With the ship’s sponsor, Katie Fowler, smashing a Champagne bottle against its hull, the 377-foot-long nuclear submarine was officially named North Dakota at the Groton shipyard of sub builder Electric Boat. It will become USS North Dakota and officially join the fleet when it is commissioned in May.
The submarine is the 11th in the Virginia class of ships, which have capabilities that allow them to perform better in shallow water than other subs and, among other features, a torpedo room that can be reconfigured to house large numbers of Navy SEALs.
“From the Arabian Sea to the polarized cap, North Dakota will operate in the harshest environments in the planet as her crew protects freedom of the seas and the interests of the United States,” submarine forces commander Vice Adm. Michael Connor said at the ceremony.
Secretary of the Navy Ray Mabus said North Dakota was completed more quickly than any other sub in the class.
“The work of the more than 1,000 shipyard craftsmen and engineers who built this boat has helped make the fleet stronger and our nation safer,” Mabus said.
The submarine has a crew of 138 men.
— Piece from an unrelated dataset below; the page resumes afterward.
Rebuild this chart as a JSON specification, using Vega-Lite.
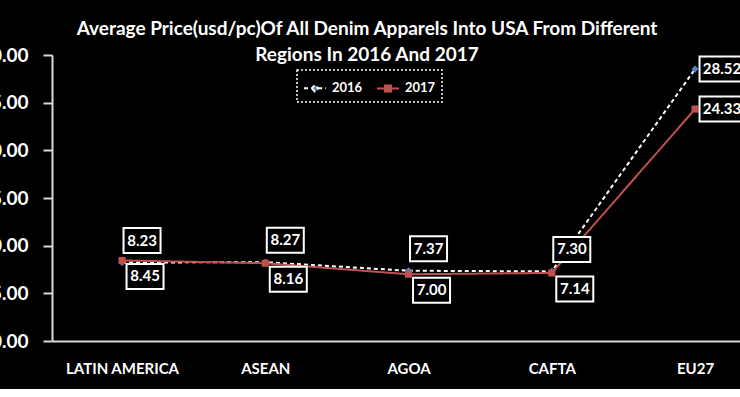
{
  "$schema": "https://vega.github.io/schema/vega-lite/v6.json",
  "width": 688,
  "height": 286,
  "autosize": {"type": "none"},
  "padding": {"left": 52, "top": 55, "right": 0, "bottom": 48},
  "background": "black",
  "title": {
    "text": ["Average Price(usd/pc)Of All Denim Apparels Into USA From Different", "Regions In 2016 And 2017"],
    "color": "white", "font": "Lato", "fontSize": 19, "fontWeight": "bold",
    "anchor": "middle", "frame": "group", "dx": -29, "offset": -34, "lineHeight": 26, "baseline": "alphabetic"
  },
  "data": {
    "values": [
      {"region": "LATIN AMERICA", "year": "2016", "value": 8.23},
      {"region": "ASEAN", "year": "2016", "value": 8.27},
      {"region": "AGOA", "year": "2016", "value": 7.37},
      {"region": "CAFTA", "year": "2016", "value": 7.30},
      {"region": "EU27", "year": "2016", "value": 28.52},
      {"region": "LATIN AMERICA", "year": "2017", "value": 8.45},
      {"region": "ASEAN", "year": "2017", "value": 8.16},
      {"region": "AGOA", "year": "2017", "value": 7.00},
      {"region": "CAFTA", "year": "2017", "value": 7.14},
      {"region": "EU27", "year": "2017", "value": 24.33}
    ]
  },
  "encoding": {
    "x": {
      "field": "region", "type": "nominal",
      "sort": ["LATIN AMERICA", "ASEAN", "AGOA", "CAFTA", "EU27"],
      "scale": {"type": "point", "padding": 0.4014, "align": 0.609},
      "axis": {
        "title": null, "labelAngle": 0, "ticks": false, "labelPadding": 20,
        "labelFont": "Lato", "labelFontSize": 15, "labelFontWeight": "bold", "labelColor": "white",
        "domainColor": "#d9d9d9", "domainWidth": 2, "grid": false
      }
    },
    "y": {
      "field": "value", "type": "quantitative",
      "scale": {"domain": [0, 30], "nice": false},
      "axis": {
        "title": null, "values": [0, 5, 10, 15, 20, 25, 30], "format": ".2f",
        "labelFont": "Lato", "labelFontSize": 19, "labelFontWeight": "bold", "labelColor": "white",
        "labelPadding": 15, "tickSize": 9, "tickColor": "#d9d9d9", "tickWidth": 2,
        "domainColor": "#d9d9d9", "domainWidth": 2, "grid": false
      }
    }
  },
  "layer": [
    {
      "mark": {"type": "line", "strokeWidth": 2},
      "encoding": {
        "color": {
          "field": "year", "type": "nominal",
          "scale": {"domain": ["2016", "2017"], "range": ["#FFFFFF", "#C0504D"]},
          "legend": {
            "encode": {
              "symbols": {
                "update": {
                  "shape": {"signal": "datum.value === '2016' ? 'M-1,0H-0.3M0.3,0H1M-0.3,0L0,-0.3L0.3,0L0,0.3Z' : 'M-1,0H1M-0.28,-0.28H0.28V0.28H-0.28Z'"},
                  "fill": {"signal": "datum.value === '2016' ? '#4F81BD' : '#C0504D'"}
                }
              }
            }
          }
        },
        "strokeDash": {
          "field": "year", "type": "nominal",
          "scale": {"domain": ["2016", "2017"], "range": [[4, 3], [1, 0]]}
        }
      }
    },
    {
      "transform": [{"filter": "datum.year === '2016'"}],
      "mark": {"type": "point", "shape": "diamond", "filled": true, "size": 50, "opacity": 1, "strokeWidth": 0, "fill": "#4F81BD"}
    },
    {
      "transform": [{"filter": "datum.year === '2017'"}],
      "mark": {"type": "point", "shape": "square", "filled": true, "size": 50, "opacity": 1, "strokeWidth": 0, "fill": "#C0504D"}
    },
    {
      "transform": [{"filter": "datum.year === '2016' && datum.region !== 'EU27'"}],
      "mark": {"type": "point", "shape": "M-1,-0.676H1V0.676H-1Z", "size": 1369, "filled": true, "fill": "black", "stroke": "white", "strokeWidth": 2, "opacity": 1, "xOffset": 20, "yOffset": -22}
    },
    {
      "transform": [{"filter": "datum.year === '2016' && datum.region !== 'EU27'"}],
      "mark": {"type": "text", "font": "Lato", "fontSize": 15, "fontWeight": "bold", "color": "white", "dx": 20, "dy": -22, "baseline": "middle"},
      "encoding": {"text": {"field": "value", "type": "quantitative", "format": ".2f"}}
    },
    {
      "transform": [{"filter": "datum.year === '2017' && datum.region !== 'EU27'"}],
      "mark": {"type": "point", "shape": "M-1,-0.676H1V0.676H-1Z", "size": 1369, "filled": true, "fill": "black", "stroke": "white", "strokeWidth": 2, "opacity": 1, "xOffset": 23, "yOffset": 16}
    },
    {
      "transform": [{"filter": "datum.year === '2017' && datum.region !== 'EU27'"}],
      "mark": {"type": "text", "font": "Lato", "fontSize": 15, "fontWeight": "bold", "color": "white", "dx": 23, "dy": 16, "baseline": "middle"},
      "encoding": {"text": {"field": "value", "type": "quantitative", "format": ".2f"}}
    },
    {
      "transform": [{"filter": "datum.region === 'EU27'"}],
      "mark": {"type": "point", "shape": "M-1,-0.556H1V0.556H-1Z", "size": 2025, "filled": true, "fill": "black", "stroke": "white", "strokeWidth": 2, "opacity": 1, "xOffset": 27, "yOffset": 0}
    },
    {
      "transform": [{"filter": "datum.region === 'EU27'"}],
      "mark": {"type": "text", "font": "Lato", "fontSize": 15, "fontWeight": "bold", "color": "white", "dx": 27, "dy": 0, "baseline": "middle"},
      "encoding": {"text": {"field": "value", "type": "quantitative", "format": ".2f"}}
    }
  ],
  "config": {
    "view": {"stroke": null},
    "legend": {
      "orient": "none", "legendX": 245, "legendY": 15, "direction": "horizontal", "title": null,
      "strokeColor": "white", "strokeDash": [2, 2], "strokeWidth": 1.5, "fillColor": "black", "padding": 6,
      "labelColor": "white", "labelFont": "Lato", "labelFontSize": 13, "labelFontWeight": "bold",
      "symbolSize": 484, "symbolStrokeWidth": 2, "labelOffset": 5, "columnPadding": 10
    }
  }
}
The senior enlisted sailor, Master Chief Petty Officer Tim Preabt, is the only crew member from North Dakota. But supporters have brought several of its sailors to the state over the past two years to soak up the local culture with ice fishing and tours of North Dakota’s booming oil patch.
The crest of the North Dakota features wheat stalks and a pair of crossed revolvers beneath the bow of the sub.
The last ship to bear North Dakota’s name was a coal-fired, steam-powered battleship built in 1910. It was decommissioned in 1923 and sold for scrap in 1931.
The christening brought a high-powered North Dakota delegation to Connecticut, including U.S. Sens. Heidi Heitkamp and Hoeven.
“And to all that will serve on USS North Dakota, know that with you goes the prayers of our entire state,” Heitkamp said of North Dakota, which has the highest percentage of residents serving in the military of any state. “We take pride in what we do. We take pride in our service and serve at record numbers based on our population.”